• _Given problem_
Faithfully return all lines, omitting every embedded picture.

----- Supplied information -----

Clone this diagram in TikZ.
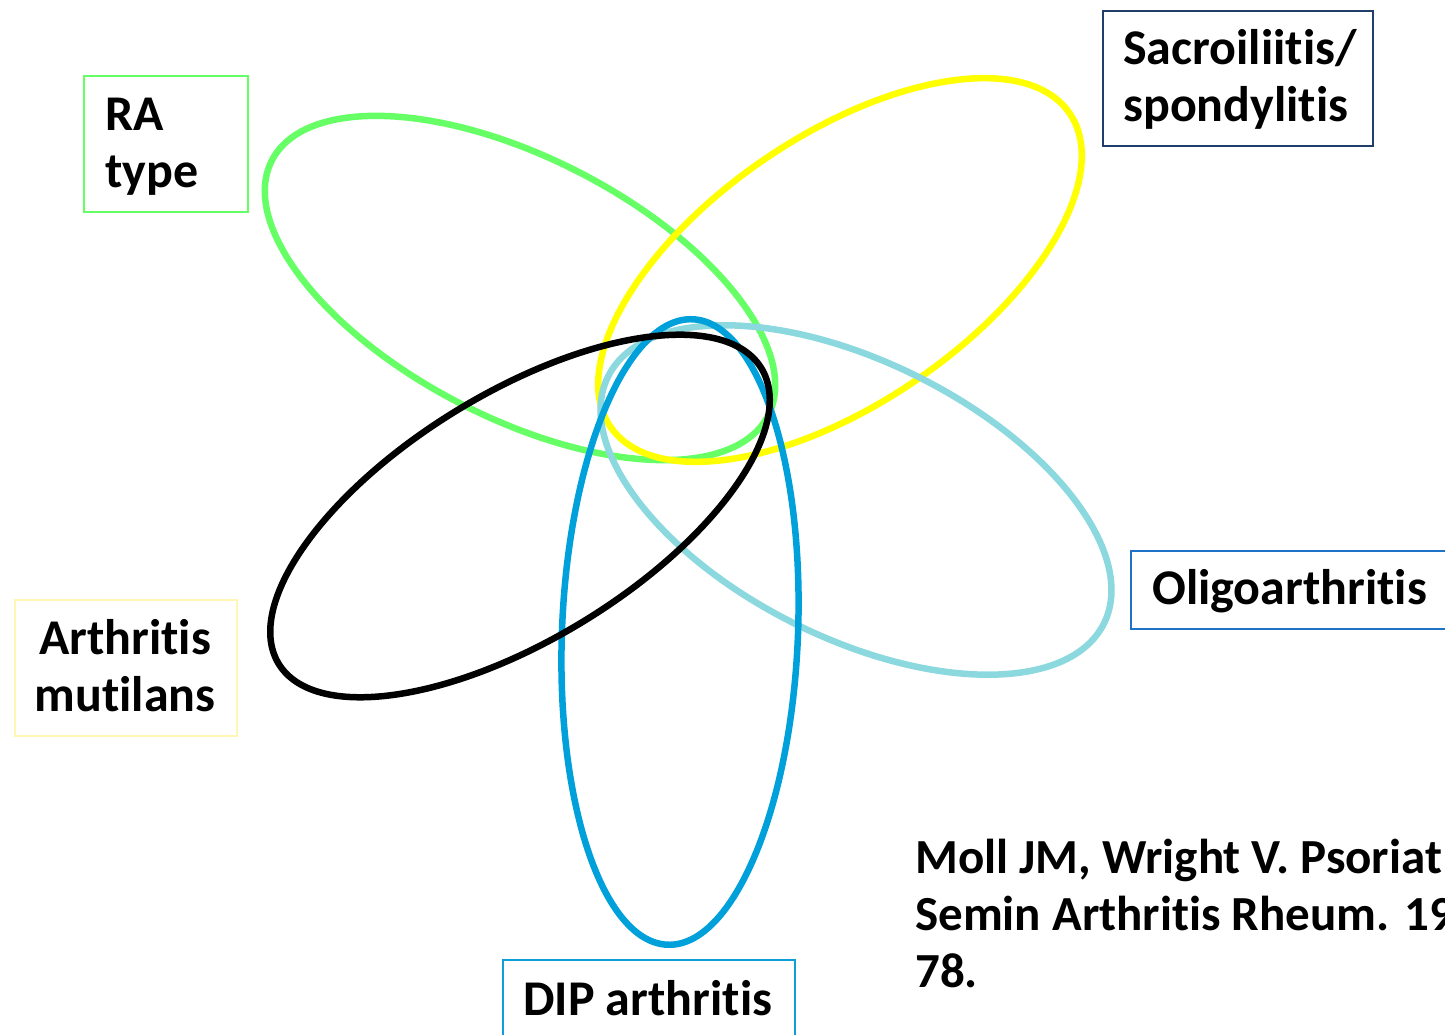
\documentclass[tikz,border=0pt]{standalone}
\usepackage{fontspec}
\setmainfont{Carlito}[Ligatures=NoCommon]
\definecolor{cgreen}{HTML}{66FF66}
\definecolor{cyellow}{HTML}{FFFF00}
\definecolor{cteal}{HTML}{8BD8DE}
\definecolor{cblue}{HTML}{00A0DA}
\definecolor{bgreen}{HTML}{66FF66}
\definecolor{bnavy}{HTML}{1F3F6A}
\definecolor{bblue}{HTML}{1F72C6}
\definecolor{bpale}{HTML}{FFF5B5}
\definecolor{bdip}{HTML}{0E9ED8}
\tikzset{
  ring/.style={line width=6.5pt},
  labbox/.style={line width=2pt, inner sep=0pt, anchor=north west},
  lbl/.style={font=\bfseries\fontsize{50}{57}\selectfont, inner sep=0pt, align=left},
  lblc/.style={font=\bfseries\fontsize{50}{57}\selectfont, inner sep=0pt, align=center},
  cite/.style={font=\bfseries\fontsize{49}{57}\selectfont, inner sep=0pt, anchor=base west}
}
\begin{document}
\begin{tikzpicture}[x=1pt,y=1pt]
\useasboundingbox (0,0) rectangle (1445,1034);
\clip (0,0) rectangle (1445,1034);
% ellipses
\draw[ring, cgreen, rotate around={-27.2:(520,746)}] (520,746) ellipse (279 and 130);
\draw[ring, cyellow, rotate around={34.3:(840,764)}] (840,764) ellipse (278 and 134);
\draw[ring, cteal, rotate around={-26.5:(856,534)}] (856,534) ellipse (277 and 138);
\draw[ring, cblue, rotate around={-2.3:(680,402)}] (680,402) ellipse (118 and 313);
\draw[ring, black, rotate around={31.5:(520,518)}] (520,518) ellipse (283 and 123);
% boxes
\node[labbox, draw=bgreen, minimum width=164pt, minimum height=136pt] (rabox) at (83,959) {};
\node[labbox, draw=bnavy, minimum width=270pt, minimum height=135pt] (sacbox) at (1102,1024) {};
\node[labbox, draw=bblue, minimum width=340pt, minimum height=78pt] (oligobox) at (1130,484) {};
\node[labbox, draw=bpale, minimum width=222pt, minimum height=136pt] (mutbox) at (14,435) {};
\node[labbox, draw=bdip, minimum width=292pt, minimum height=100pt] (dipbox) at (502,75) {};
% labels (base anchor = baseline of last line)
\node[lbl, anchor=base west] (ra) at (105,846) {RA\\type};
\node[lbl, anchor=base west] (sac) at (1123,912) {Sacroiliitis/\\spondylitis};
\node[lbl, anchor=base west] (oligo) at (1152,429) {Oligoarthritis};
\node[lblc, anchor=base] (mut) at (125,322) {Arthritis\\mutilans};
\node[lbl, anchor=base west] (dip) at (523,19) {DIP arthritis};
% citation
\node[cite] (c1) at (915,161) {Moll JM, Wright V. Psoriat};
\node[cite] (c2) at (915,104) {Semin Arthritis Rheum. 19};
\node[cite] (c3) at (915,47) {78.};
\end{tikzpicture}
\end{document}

-----

• _Exercise result_
Clone this diagram in TikZ.
\documentclass[tikz,border=0pt]{standalone}
\usepackage{fontspec}
\setmainfont{Carlito}[Ligatures=NoCommon]
\definecolor{cgreen}{HTML}{66FF66}
\definecolor{cyellow}{HTML}{FFFF00}
\definecolor{cteal}{HTML}{8BD8DE}
\definecolor{cblue}{HTML}{00A0DA}
\definecolor{bgreen}{HTML}{66FF66}
\definecolor{bnavy}{HTML}{1F3F6A}
\definecolor{bblue}{HTML}{1F72C6}
\definecolor{bpale}{HTML}{FFF5B5}
\definecolor{bdip}{HTML}{0E9ED8}
\tikzset{
  ring/.style={line width=6.5pt},
  labbox/.style={line width=2pt, inner sep=0pt, anchor=north west},
  lbl/.style={font=\bfseries\fontsize{50}{57}\selectfont, inner sep=0pt, align=left},
  lblc/.style={font=\bfseries\fontsize{50}{57}\selectfont, inner sep=0pt, align=center},
  cite/.style={font=\bfseries\fontsize{49}{57}\selectfont, inner sep=0pt, anchor=base west}
}
\begin{document}
\begin{tikzpicture}[x=1pt,y=1pt]
\useasboundingbox (0,0) rectangle (1445,1034);
\clip (0,0) rectangle (1445,1034);
% ellipses
\draw[ring, cgreen, rotate around={-27.2:(520,746)}] (520,746) ellipse (279 and 130);
\draw[ring, cyellow, rotate around={34.3:(840,764)}] (840,764) ellipse (278 and 134);
\draw[ring, cteal, rotate around={-26.5:(856,534)}] (856,534) ellipse (277 and 138);
\draw[ring, cblue, rotate around={-2.3:(680,402)}] (680,402) ellipse (118 and 313);
\draw[ring, black, rotate around={31.5:(520,518)}] (520,518) ellipse (283 and 123);
% boxes
\node[labbox, draw=bgreen, minimum width=164pt, minimum height=136pt] (rabox) at (83,959) {};
\node[labbox, draw=bnavy, minimum width=270pt, minimum height=135pt] (sacbox) at (1102,1024) {};
\node[labbox, draw=bblue, minimum width=340pt, minimum height=78pt] (oligobox) at (1130,484) {};
\node[labbox, draw=bpale, minimum width=222pt, minimum height=136pt] (mutbox) at (14,435) {};
\node[labbox, draw=bdip, minimum width=292pt, minimum height=100pt] (dipbox) at (502,75) {};
% labels (base anchor = baseline of last line)
\node[lbl, anchor=base west] (ra) at (105,846) {RA\\type};
\node[lbl, anchor=base west] (sac) at (1123,912) {Sacroiliitis/\\spondylitis};
\node[lbl, anchor=base west] (oligo) at (1152,429) {Oligoarthritis};
\node[lblc, anchor=base] (mut) at (125,322) {Arthritis\\mutilans};
\node[lbl, anchor=base west] (dip) at (523,19) {DIP arthritis};
% citation
\node[cite] (c1) at (915,161) {Moll JM, Wright V. Psoriat};
\node[cite] (c2) at (915,104) {Semin Arthritis Rheum. 19};
\node[cite] (c3) at (915,47) {78.};
\end{tikzpicture}
\end{document}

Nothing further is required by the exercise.